Comment le groupe Sonatel envisage- t-il le deuxième semestre 2020 dans sa croissance propre et celle de son secteur en particulier ?
Le groupe sera certainement confronté aux effets de la décroissance économique que connaissent les pays où nous opérons. Cette crise a en effet atteint un niveau tel que, peu importe la préparation en amont, elle est déstabilisante pour tous les secteurs, y compris celui des télécommunications. Nous gardons toutefois espoir que l’allègement des restrictions de déplacements mais également les mesures de relances décidées par les différents gouvernements dans nos pays d’opérations permettrons d’atténuer l’impact qui a été observé sur les premiers mois. Nous avons mis en œuvre dans toutes les opérations du Groupe diverses actions d’optimisations sur les charges et les premiers résultats obtenus nous rendent confiants sur notre capacité à atteindre nos prévisions de résultats malgré le risque de retard sur le chiffre d’affaires.

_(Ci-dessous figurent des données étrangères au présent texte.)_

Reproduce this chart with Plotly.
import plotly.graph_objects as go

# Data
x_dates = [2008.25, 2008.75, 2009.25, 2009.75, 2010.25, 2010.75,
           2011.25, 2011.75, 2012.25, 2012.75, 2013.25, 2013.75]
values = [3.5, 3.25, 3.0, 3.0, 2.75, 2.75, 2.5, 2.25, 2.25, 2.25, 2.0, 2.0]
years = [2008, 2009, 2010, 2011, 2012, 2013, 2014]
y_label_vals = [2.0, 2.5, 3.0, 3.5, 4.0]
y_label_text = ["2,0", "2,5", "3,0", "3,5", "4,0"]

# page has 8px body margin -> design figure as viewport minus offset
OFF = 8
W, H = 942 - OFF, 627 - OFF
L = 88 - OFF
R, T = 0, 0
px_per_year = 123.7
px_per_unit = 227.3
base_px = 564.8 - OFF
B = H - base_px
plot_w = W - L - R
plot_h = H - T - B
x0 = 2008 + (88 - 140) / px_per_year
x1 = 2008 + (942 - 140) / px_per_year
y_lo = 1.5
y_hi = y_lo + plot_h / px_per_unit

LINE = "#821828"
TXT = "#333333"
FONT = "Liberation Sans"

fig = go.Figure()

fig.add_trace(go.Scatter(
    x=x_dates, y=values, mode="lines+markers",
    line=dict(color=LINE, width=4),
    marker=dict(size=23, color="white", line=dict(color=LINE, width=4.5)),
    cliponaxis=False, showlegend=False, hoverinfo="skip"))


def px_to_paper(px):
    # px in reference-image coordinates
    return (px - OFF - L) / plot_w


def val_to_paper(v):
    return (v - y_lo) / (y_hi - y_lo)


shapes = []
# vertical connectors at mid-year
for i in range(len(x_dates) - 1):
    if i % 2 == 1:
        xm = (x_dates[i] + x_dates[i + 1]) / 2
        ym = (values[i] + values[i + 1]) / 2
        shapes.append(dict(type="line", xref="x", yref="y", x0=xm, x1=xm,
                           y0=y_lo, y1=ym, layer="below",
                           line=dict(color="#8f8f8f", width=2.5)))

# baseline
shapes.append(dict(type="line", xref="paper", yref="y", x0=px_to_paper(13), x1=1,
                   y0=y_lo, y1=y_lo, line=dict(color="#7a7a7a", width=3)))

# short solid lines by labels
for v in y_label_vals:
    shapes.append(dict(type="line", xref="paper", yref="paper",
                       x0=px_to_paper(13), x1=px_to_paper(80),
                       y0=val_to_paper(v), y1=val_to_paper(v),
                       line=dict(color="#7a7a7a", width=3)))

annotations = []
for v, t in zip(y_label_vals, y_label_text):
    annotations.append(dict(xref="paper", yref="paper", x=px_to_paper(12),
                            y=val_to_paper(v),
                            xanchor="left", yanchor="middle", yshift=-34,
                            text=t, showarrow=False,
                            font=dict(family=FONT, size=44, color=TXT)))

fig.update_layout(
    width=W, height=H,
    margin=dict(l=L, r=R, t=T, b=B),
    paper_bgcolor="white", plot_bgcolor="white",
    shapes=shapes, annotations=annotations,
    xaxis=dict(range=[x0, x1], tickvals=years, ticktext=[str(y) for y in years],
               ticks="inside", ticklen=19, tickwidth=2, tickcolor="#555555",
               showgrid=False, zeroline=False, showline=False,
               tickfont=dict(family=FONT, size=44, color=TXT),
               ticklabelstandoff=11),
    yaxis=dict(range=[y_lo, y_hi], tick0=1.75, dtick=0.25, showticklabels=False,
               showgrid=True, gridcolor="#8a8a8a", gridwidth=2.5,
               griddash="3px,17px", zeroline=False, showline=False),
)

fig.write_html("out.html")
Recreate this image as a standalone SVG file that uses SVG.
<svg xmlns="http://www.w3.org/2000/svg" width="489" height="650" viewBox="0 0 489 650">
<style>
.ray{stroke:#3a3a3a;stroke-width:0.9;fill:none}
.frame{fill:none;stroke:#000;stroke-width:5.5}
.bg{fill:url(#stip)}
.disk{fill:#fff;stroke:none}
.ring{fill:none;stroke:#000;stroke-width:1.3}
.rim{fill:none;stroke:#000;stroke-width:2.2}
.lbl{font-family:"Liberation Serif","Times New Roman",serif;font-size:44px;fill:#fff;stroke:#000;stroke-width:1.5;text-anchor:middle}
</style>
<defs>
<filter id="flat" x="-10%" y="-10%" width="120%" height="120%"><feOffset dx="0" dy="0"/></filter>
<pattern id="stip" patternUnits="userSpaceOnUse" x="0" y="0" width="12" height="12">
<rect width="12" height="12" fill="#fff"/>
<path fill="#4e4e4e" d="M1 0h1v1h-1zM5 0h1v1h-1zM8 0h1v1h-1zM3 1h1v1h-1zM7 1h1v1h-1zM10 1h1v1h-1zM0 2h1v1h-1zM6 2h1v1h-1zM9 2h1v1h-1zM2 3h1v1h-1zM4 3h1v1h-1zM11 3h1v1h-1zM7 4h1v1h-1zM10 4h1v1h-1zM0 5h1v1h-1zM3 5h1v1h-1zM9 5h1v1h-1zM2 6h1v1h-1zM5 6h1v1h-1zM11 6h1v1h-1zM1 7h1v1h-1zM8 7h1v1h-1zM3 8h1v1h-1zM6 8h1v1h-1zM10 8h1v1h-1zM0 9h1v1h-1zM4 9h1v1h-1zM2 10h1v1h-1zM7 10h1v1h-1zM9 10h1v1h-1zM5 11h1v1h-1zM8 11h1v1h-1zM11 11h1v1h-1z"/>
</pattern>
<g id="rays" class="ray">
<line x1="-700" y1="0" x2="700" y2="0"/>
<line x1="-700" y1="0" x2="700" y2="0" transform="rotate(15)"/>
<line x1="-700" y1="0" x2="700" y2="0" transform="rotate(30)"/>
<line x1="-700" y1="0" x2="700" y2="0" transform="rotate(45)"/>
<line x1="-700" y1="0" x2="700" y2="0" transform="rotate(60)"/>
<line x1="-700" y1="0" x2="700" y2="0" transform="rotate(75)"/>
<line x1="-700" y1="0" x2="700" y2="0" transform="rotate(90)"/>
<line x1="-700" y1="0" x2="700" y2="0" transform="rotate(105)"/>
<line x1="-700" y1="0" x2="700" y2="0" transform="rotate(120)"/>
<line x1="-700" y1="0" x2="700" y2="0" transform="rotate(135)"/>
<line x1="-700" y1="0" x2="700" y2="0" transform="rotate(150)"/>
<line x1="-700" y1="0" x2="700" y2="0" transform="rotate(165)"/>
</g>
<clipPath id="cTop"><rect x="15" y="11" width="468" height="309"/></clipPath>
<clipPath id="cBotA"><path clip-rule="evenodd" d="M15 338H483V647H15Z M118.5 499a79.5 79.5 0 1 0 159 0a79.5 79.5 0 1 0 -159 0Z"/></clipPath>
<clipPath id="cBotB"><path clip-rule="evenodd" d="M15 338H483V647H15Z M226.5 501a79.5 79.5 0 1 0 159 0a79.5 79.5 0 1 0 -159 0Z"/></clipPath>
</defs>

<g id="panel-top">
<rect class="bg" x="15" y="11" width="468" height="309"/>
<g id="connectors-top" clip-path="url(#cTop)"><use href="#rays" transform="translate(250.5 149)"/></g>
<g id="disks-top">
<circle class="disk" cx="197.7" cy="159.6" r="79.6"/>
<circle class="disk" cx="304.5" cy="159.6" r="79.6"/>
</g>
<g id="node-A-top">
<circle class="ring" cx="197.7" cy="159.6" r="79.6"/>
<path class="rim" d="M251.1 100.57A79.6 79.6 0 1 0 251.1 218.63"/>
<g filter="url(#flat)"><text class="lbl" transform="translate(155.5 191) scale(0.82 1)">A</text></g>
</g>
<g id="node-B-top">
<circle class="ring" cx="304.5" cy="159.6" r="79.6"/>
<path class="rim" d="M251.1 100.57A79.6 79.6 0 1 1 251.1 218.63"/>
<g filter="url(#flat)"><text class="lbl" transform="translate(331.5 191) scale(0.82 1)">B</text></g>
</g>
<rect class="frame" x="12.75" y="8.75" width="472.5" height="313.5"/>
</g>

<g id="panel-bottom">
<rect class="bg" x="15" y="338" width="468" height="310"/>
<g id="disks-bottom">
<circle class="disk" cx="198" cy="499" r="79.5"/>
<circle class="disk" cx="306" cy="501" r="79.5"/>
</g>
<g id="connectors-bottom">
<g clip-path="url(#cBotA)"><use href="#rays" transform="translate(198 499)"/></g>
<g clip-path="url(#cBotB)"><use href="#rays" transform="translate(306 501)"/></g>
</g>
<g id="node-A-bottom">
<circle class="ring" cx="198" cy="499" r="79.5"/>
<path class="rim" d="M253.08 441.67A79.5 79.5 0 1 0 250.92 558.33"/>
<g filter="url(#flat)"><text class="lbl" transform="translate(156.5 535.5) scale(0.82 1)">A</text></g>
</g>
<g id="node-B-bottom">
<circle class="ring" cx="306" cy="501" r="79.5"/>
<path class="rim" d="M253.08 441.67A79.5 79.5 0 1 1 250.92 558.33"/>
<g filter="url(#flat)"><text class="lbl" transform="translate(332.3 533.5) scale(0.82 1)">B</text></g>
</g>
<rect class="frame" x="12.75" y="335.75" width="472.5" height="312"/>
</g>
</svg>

Au delà de cet emprunt obligataire historique, le cours boursier de la Sonatel reste un baromètre très suivi par les investisseurs étrangers à la BRVM et aussi par les particuliers résidents, les bons pères de famille (BPF) et les institutionnels. Quel message avez-vous à leur transmettre ?
Nous espérons que cette opération participera à renforcer la valeur de l’action Sonatel et à rassurer ainsi les porteurs du titre. Elle nous permet en effet de communiquer de façon très détaillée sur les fondamentaux du Groupe Sonatel qui restent très bons. Le financement de l’investissement se poursuit, ce qui augure d’un futur plus optimiste pour la réalisation de nos objectifs et ce financement se fait de manière diversifiée dans des conditions moins contraignantes en matière de délai de remboursement ; ce qui permet de consolider notre politique de dividende qui demeure plutôt attrayante.
Votre mot de la fin
Nous invitons les investisseurs à participer massivement à cet appel à l’épargne public tout en les rassurant que le Groupe Sonatel poursuit sa dynamique de croissance et de développement rentable.